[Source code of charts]
......

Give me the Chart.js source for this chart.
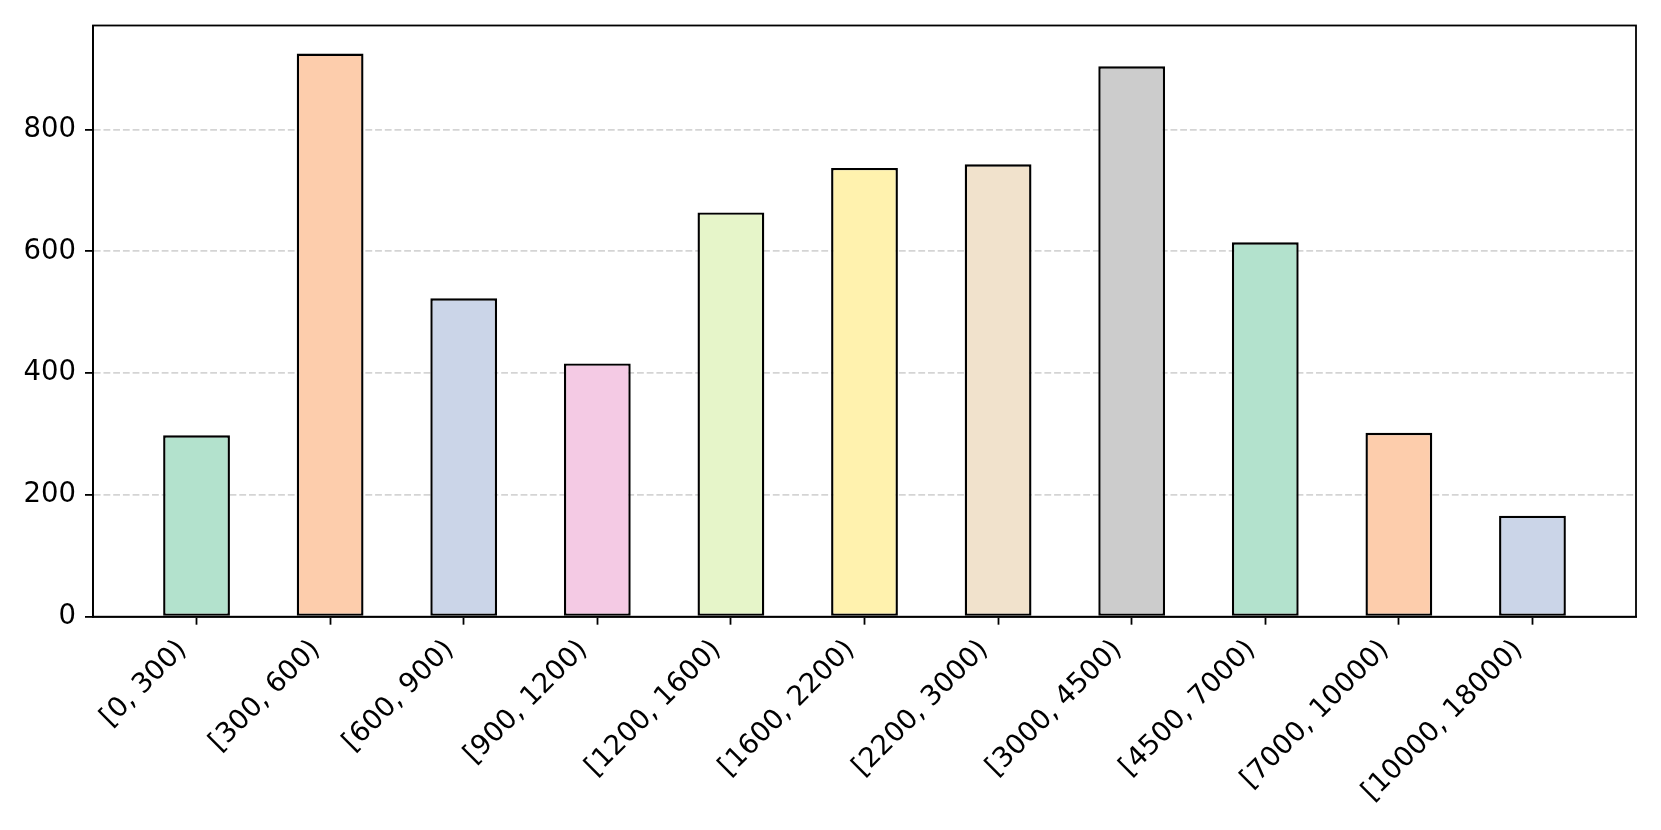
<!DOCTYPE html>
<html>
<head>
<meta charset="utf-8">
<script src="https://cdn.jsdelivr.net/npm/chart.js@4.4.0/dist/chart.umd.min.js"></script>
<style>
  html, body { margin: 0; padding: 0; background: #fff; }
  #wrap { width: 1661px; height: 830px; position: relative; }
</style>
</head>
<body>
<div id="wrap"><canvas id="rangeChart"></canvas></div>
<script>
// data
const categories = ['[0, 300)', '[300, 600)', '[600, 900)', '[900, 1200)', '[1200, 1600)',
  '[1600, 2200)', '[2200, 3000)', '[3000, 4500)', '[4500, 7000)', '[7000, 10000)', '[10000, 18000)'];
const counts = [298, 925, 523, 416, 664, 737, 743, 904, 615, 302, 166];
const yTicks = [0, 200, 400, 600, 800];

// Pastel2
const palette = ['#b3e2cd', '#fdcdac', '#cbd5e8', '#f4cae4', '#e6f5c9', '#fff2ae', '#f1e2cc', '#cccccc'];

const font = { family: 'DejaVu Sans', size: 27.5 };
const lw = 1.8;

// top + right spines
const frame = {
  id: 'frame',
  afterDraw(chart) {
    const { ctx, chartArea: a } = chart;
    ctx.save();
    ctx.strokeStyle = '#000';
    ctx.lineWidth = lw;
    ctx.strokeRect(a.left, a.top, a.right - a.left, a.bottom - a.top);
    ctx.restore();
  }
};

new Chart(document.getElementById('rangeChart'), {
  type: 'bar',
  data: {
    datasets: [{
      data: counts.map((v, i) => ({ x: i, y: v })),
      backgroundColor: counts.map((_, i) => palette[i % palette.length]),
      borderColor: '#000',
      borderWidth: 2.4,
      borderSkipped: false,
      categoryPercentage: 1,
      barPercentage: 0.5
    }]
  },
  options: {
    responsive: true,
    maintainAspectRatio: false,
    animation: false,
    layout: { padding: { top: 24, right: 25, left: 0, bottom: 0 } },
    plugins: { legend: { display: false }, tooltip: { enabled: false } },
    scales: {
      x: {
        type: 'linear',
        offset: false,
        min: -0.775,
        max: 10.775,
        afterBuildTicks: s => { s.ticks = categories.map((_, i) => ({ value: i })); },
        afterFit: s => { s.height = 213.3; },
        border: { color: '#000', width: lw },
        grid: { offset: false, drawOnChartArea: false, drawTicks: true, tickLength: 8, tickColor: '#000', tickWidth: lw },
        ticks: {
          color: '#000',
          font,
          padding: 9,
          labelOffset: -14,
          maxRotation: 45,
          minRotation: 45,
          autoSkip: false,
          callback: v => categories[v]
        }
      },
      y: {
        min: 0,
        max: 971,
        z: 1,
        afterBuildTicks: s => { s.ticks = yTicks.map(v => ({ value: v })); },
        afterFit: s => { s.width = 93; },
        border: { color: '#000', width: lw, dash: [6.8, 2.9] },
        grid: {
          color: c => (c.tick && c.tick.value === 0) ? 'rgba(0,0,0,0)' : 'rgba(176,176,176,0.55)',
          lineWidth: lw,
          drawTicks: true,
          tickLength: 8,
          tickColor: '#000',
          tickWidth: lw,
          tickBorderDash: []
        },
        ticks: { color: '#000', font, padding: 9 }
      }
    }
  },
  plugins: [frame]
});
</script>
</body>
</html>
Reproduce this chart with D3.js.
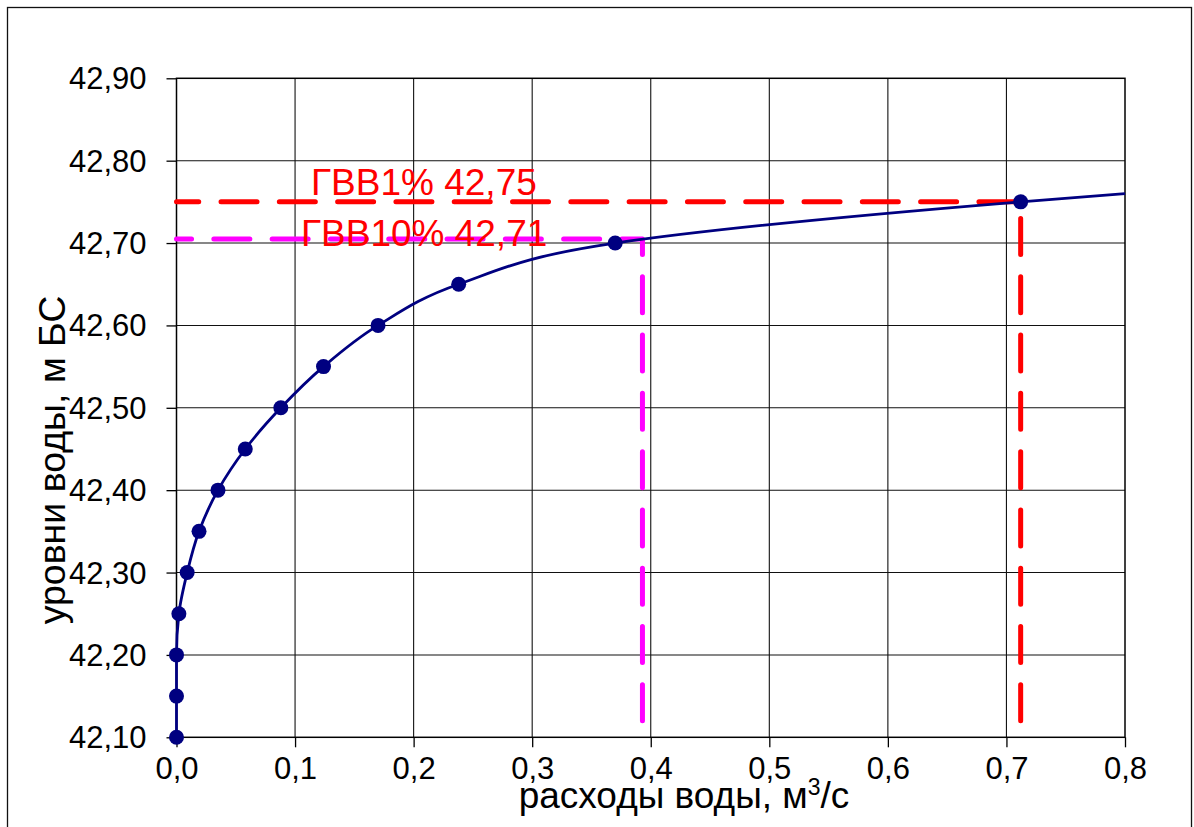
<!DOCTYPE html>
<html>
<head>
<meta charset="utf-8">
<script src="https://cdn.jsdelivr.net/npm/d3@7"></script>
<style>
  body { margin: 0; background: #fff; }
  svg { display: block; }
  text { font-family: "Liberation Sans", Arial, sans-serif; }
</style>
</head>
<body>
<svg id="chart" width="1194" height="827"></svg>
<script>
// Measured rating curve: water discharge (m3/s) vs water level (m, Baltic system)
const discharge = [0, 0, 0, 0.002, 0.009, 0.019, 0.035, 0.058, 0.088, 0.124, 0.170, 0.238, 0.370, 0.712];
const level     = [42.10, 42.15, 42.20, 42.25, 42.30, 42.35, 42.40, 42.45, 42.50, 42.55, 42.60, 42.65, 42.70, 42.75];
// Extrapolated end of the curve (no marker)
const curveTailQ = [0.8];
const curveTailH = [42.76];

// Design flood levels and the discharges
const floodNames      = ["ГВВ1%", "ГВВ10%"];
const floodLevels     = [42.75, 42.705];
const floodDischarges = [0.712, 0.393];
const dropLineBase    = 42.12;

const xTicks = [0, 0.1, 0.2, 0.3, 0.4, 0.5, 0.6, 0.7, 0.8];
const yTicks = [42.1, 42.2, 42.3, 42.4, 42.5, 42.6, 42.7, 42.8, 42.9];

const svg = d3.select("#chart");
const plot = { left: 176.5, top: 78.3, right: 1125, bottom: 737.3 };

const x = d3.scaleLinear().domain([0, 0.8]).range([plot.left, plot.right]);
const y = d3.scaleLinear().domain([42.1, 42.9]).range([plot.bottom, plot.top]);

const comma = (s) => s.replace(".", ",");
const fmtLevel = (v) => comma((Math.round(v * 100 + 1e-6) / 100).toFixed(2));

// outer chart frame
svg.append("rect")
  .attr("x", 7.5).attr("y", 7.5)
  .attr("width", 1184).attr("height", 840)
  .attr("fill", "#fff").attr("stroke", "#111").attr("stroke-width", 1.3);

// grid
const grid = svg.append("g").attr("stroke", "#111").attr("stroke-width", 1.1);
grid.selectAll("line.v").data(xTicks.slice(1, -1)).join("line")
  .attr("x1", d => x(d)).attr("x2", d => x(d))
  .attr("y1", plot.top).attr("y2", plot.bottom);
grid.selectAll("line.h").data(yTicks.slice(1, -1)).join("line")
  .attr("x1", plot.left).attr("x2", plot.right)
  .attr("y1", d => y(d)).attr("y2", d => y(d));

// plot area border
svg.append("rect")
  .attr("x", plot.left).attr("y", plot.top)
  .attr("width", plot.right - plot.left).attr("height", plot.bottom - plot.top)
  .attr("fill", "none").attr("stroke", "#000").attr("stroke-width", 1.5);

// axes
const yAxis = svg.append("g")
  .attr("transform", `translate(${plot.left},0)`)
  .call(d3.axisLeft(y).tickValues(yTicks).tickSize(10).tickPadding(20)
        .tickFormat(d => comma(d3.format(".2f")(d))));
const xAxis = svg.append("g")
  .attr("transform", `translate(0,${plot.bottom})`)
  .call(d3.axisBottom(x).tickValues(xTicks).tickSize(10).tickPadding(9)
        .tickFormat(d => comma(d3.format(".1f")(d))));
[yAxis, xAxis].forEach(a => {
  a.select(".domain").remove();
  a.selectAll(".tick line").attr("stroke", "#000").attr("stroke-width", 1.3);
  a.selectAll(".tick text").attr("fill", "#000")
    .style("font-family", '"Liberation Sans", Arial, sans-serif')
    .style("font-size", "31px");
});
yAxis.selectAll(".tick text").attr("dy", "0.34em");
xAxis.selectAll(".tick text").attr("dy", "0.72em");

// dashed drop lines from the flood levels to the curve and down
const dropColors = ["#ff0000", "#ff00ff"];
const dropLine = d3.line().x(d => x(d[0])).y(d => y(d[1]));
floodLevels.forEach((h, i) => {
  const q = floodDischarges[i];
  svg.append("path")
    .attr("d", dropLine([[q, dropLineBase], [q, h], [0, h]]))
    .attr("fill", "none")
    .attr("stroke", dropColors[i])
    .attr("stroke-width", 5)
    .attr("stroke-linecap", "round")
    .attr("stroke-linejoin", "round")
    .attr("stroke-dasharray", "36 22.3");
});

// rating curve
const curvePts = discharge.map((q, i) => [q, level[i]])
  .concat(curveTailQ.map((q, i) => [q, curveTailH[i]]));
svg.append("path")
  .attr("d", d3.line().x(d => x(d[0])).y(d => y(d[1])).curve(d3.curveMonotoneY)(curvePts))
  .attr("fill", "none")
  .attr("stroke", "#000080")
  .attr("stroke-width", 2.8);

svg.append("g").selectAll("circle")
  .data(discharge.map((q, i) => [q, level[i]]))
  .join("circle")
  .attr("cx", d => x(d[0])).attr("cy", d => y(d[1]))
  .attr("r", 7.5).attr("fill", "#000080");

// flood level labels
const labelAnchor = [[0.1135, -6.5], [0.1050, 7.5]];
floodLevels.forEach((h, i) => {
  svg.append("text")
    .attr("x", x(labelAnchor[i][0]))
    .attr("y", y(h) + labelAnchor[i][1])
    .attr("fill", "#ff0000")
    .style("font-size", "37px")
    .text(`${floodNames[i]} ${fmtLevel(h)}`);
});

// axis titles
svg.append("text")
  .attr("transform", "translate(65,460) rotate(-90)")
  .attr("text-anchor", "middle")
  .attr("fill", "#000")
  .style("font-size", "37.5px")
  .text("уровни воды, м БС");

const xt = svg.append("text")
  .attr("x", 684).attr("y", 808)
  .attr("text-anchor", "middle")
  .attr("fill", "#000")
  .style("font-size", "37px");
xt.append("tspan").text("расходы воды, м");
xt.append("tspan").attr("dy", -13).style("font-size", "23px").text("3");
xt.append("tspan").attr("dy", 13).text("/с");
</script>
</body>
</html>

......

Task goal: Pull out each line of the listing that holds the string "this".

Reply to the task:
Give me the Chart.js source for this chart.
Reproduce this chart with D3.js.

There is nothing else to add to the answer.